> [Your instructions]:
Give every line back verbatim, dropping all images.

> [Exercise input]:
-.-.-

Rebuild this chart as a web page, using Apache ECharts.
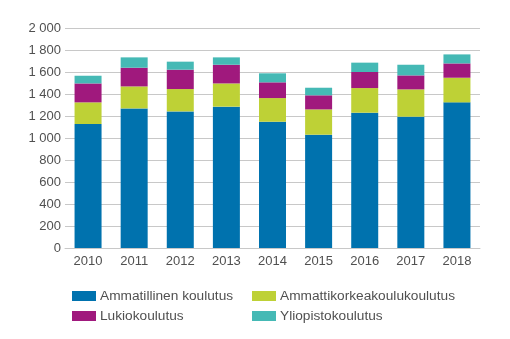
<!DOCTYPE html>
<html><head><meta charset="utf-8">
<script src="https://cdn.jsdelivr.net/npm/echarts@6/dist/echarts.min.js"></script>
<style>html,body{margin:0;padding:0;background:#fff}#c{width:510px;height:339px}</style>
</head><body><div id="c"></div>
<script>
var years = ['2010','2011','2012','2013','2014','2015','2016','2017','2018'];
var seriesNames = ['Ammatillinen koulutus','Ammattikorkeakoulukoulutus','Lukiokoulutus','Yliopistokoulutus'];
var ammatillinen = [1127,1269,1242,1285,1148,1030,1230,1194,1324];
var amk = [197,200,203,211,215,230,224,248,224];
var lukio = [172,170,176,170,143,128,146,127,130];
var yliopisto = [70,94,73,67,82,69,85,97,82];
var colors = ['#0072ae','#bed136','#a0197d','#45b9b5'];
var values = [ammatillinen, amk, lukio, yliopisto];
var font = 'Liberation Sans, Arial, sans-serif';
var txt = '#505050';
var chart = echarts.init(document.getElementById('c'));
chart.setOption({
  animation:false,
  grid:{left:65,right:30,top:28,bottom:91},
  legend:[
    {data:[seriesNames[0],seriesNames[2]],orient:'vertical',left:67,top:284,itemWidth:24,itemHeight:10,itemGap:6,
     textStyle:{fontFamily:font,fontSize:13.7,color:txt,padding:[0,0,0,-1]},icon:'rect'},
    {data:[seriesNames[1],seriesNames[3]],orient:'vertical',left:247,top:284,itemWidth:24,itemHeight:10,itemGap:6,
     textStyle:{fontFamily:font,fontSize:13.7,color:txt,padding:[0,0,0,-1]},icon:'rect'}
  ],
  xAxis:{type:'category',data:years,
    axisLine:{show:true,lineStyle:{color:'#c8c8c8'}},axisTick:{show:false},
    axisLabel:{fontFamily:font,fontSize:13,color:txt,margin:7}},
  yAxis:{type:'value',min:0,max:2000,interval:200,
    axisLine:{show:false},axisTick:{show:false},
    splitLine:{lineStyle:{color:'#c8c8c8'}},
    axisLabel:{fontFamily:font,fontSize:13,color:txt,margin:4,
      formatter:function(v){return v>=1000?String(v).replace(/(\d)(\d{3})$/,'$1 $2'):String(v);}}},
  series: seriesNames.map(function(n,i){
    return {name:n,type:'bar',stack:'s',data:values[i],barWidth:27,
      itemStyle:{color:colors[i]}};
  })
});
</script></body></html>
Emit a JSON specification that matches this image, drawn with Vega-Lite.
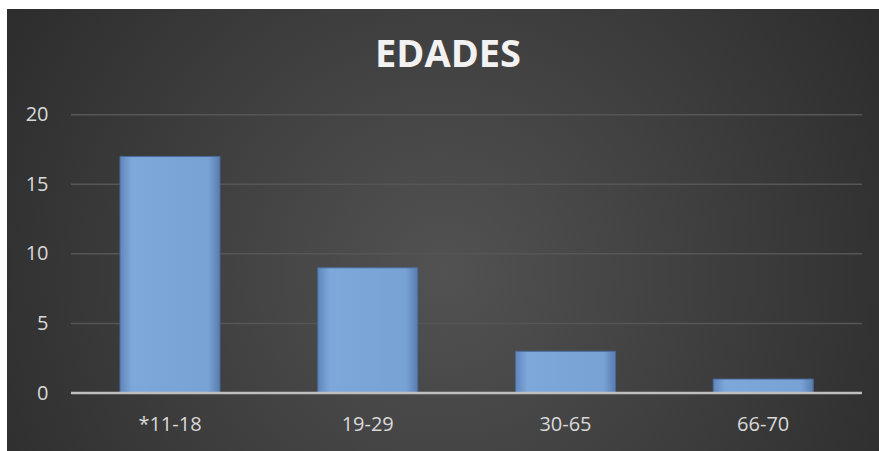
{
  "$schema": "https://vega.github.io/schema/vega-lite/v6.json",
  "width": 872,
  "height": 442,
  "autosize": {"type": "none"},
  "padding": {"left": 7, "top": 9, "right": 0, "bottom": 0},
  "background": "#ffffff",
  "config": {
    "font": "Open Sans",
    "view": {
      "stroke": null,
      "fill": {
        "gradient": "radial",
        "x1": 0.5, "y1": 0.55, "r1": 0,
        "x2": 0.5, "y2": 0.55, "r2": 0.75,
        "stops": [
          {"offset": 0, "color": "#525252"},
          {"offset": 1, "color": "#222222"}
        ]
      }
    }
  },
  "title": {
    "text": "EDADES",
    "font": "Open Sans",
    "fontSize": 38,
    "fontWeight": "bold",
    "color": "#f2f2f2",
    "anchor": "middle",
    "baseline": "alphabetic",
    "offset": 0,
    "dy": 96,
    "dx": 5
  },
  "data": {
    "values": [
      {"edad": "*11-18", "n": 17},
      {"edad": "19-29", "n": 9},
      {"edad": "30-65", "n": 3},
      {"edad": "66-70", "n": 1}
    ]
  },
  "layer": [
    {
      "data": {"values": [{"grid": 5}, {"grid": 10}, {"grid": 15}, {"grid": 20}]},
      "mark": {"type": "rule", "color": "#565656", "strokeWidth": 1.5},
      "encoding": {
        "y": {"field": "grid", "type": "quantitative"},
        "x": {"datum": "*11-18", "bandPosition": -0.49},
        "x2": {"datum": "66-70", "bandPosition": 1.4875}
      }
    },
    {
      "mark": {
        "type": "bar",
        "fill": {
          "gradient": "linear",
          "x1": 0, "y1": 0, "x2": 1, "y2": 0,
          "stops": [
            {"offset": 0, "color": "#5f86bb"},
            {"offset": 0.12, "color": "#7ea8da"},
            {"offset": 0.88, "color": "#79a2d4"},
            {"offset": 1, "color": "#587db1"}
          ]
        },
        "stroke": "#4a6a98",
        "strokeWidth": 1
      },
      "encoding": {
        "x": {
          "field": "edad",
          "type": "nominal",
          "scale": {
            "domain": ["*11-18", "19-29", "30-65", "66-70"],
            "paddingInner": 0.4943,
            "paddingOuter": 0.452,
            "align": 0.632
          },
          "axis": {
            "title": null,
            "orient": "bottom",
            "offset": -58,
            "bandPosition": 0.5,
            "domain": false,
            "ticks": false,
            "labelPadding": 31,
            "labelFontSize": 20,
            "labelColor": "#d9d9d9",
            "labelAngle": 0,
            "labelAlign": "center",
            "labelFont": "Open Sans"
          }
        },
        "y": {
          "field": "n",
          "type": "quantitative",
          "scale": {"domain": [-4.168, 27.596], "nice": false, "zero": false},
          "axis": {
            "title": null,
            "orient": "left",
            "offset": -41,
            "values": [0, 5, 10, 15, 20],
            "domain": false,
            "ticks": false,
            "grid": false,
            "labelPadding": 0,
            "labelFontSize": 20,
            "labelColor": "#d9d9d9",
            "labelFont": "Open Sans"
          }
        }
      }
    },
    {
      "data": {"values": [{"base": 0}]},
      "mark": {"type": "rule", "color": "#bfbfbf", "strokeWidth": 2.5},
      "encoding": {
        "y": {"field": "base", "type": "quantitative"},
        "x": {"datum": "*11-18", "bandPosition": -0.49},
        "x2": {"datum": "66-70", "bandPosition": 1.4875}
      }
    }
  ]
}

-.-.-

> [Task solution]:
Rebuild this chart as a web page, using Apache ECharts.
<!DOCTYPE html>
<html><head><meta charset="utf-8">
<script src="https://cdn.jsdelivr.net/npm/echarts@6/dist/echarts.min.js"></script>
<style>html,body{margin:0;padding:0;background:#fff}#c{width:510px;height:339px}</style>
</head><body><div id="c"></div>
<script>
var years = ['2010','2011','2012','2013','2014','2015','2016','2017','2018'];
var seriesNames = ['Ammatillinen koulutus','Ammattikorkeakoulukoulutus','Lukiokoulutus','Yliopistokoulutus'];
var ammatillinen = [1127,1269,1242,1285,1148,1030,1230,1194,1324];
var amk = [197,200,203,211,215,230,224,248,224];
var lukio = [172,170,176,170,143,128,146,127,130];
var yliopisto = [70,94,73,67,82,69,85,97,82];
var colors = ['#0072ae','#bed136','#a0197d','#45b9b5'];
var values = [ammatillinen, amk, lukio, yliopisto];
var font = 'Liberation Sans, Arial, sans-serif';
var txt = '#505050';
var chart = echarts.init(document.getElementById('c'));
chart.setOption({
  animation:false,
  grid:{left:65,right:30,top:28,bottom:91},
  legend:[
    {data:[seriesNames[0],seriesNames[2]],orient:'vertical',left:67,top:284,itemWidth:24,itemHeight:10,itemGap:6,
     textStyle:{fontFamily:font,fontSize:13.7,color:txt,padding:[0,0,0,-1]},icon:'rect'},
    {data:[seriesNames[1],seriesNames[3]],orient:'vertical',left:247,top:284,itemWidth:24,itemHeight:10,itemGap:6,
     textStyle:{fontFamily:font,fontSize:13.7,color:txt,padding:[0,0,0,-1]},icon:'rect'}
  ],
  xAxis:{type:'category',data:years,
    axisLine:{show:true,lineStyle:{color:'#c8c8c8'}},axisTick:{show:false},
    axisLabel:{fontFamily:font,fontSize:13,color:txt,margin:7}},
  yAxis:{type:'value',min:0,max:2000,interval:200,
    axisLine:{show:false},axisTick:{show:false},
    splitLine:{lineStyle:{color:'#c8c8c8'}},
    axisLabel:{fontFamily:font,fontSize:13,color:txt,margin:4,
      formatter:function(v){return v>=1000?String(v).replace(/(\d)(\d{3})$/,'$1 $2'):String(v);}}},
  series: seriesNames.map(function(n,i){
    return {name:n,type:'bar',stack:'s',data:values[i],barWidth:27,
      itemStyle:{color:colors[i]}};
  })
});
</script></body></html>
Emit a JSON specification that matches this image, drawn with Vega-Lite.
{
  "$schema": "https://vega.github.io/schema/vega-lite/v6.json",
  "width": 872,
  "height": 442,
  "autosize": {"type": "none"},
  "padding": {"left": 7, "top": 9, "right": 0, "bottom": 0},
  "background": "#ffffff",
  "config": {
    "font": "Open Sans",
    "view": {
      "stroke": null,
      "fill": {
        "gradient": "radial",
        "x1": 0.5, "y1": 0.55, "r1": 0,
        "x2": 0.5, "y2": 0.55, "r2": 0.75,
        "stops": [
          {"offset": 0, "color": "#525252"},
          {"offset": 1, "color": "#222222"}
        ]
      }
    }
  },
  "title": {
    "text": "EDADES",
    "font": "Open Sans",
    "fontSize": 38,
    "fontWeight": "bold",
    "color": "#f2f2f2",
    "anchor": "middle",
    "baseline": "alphabetic",
    "offset": 0,
    "dy": 96,
    "dx": 5
  },
  "data": {
    "values": [
      {"edad": "*11-18", "n": 17},
      {"edad": "19-29", "n": 9},
      {"edad": "30-65", "n": 3},
      {"edad": "66-70", "n": 1}
    ]
  },
  "layer": [
    {
      "data": {"values": [{"grid": 5}, {"grid": 10}, {"grid": 15}, {"grid": 20}]},
      "mark": {"type": "rule", "color": "#565656", "strokeWidth": 1.5},
      "encoding": {
        "y": {"field": "grid", "type": "quantitative"},
        "x": {"datum": "*11-18", "bandPosition": -0.49},
        "x2": {"datum": "66-70", "bandPosition": 1.4875}
      }
    },
    {
      "mark": {
        "type": "bar",
        "fill": {
          "gradient": "linear",
          "x1": 0, "y1": 0, "x2": 1, "y2": 0,
          "stops": [
            {"offset": 0, "color": "#5f86bb"},
            {"offset": 0.12, "color": "#7ea8da"},
            {"offset": 0.88, "color": "#79a2d4"},
            {"offset": 1, "color": "#587db1"}
          ]
        },
        "stroke": "#4a6a98",
        "strokeWidth": 1
      },
      "encoding": {
        "x": {
          "field": "edad",
          "type": "nominal",
          "scale": {
            "domain": ["*11-18", "19-29", "30-65", "66-70"],
            "paddingInner": 0.4943,
            "paddingOuter": 0.452,
            "align": 0.632
          },
          "axis": {
            "title": null,
            "orient": "bottom",
            "offset": -58,
            "bandPosition": 0.5,
            "domain": false,
            "ticks": false,
            "labelPadding": 31,
            "labelFontSize": 20,
            "labelColor": "#d9d9d9",
            "labelAngle": 0,
            "labelAlign": "center",
            "labelFont": "Open Sans"
          }
        },
        "y": {
          "field": "n",
          "type": "quantitative",
          "scale": {"domain": [-4.168, 27.596], "nice": false, "zero": false},
          "axis": {
            "title": null,
            "orient": "left",
            "offset": -41,
            "values": [0, 5, 10, 15, 20],
            "domain": false,
            "ticks": false,
            "grid": false,
            "labelPadding": 0,
            "labelFontSize": 20,
            "labelColor": "#d9d9d9",
            "labelFont": "Open Sans"
          }
        }
      }
    },
    {
      "data": {"values": [{"base": 0}]},
      "mark": {"type": "rule", "color": "#bfbfbf", "strokeWidth": 2.5},
      "encoding": {
        "y": {"field": "base", "type": "quantitative"},
        "x": {"datum": "*11-18", "bandPosition": -0.49},
        "x2": {"datum": "66-70", "bandPosition": 1.4875}
      }
    }
  ]
}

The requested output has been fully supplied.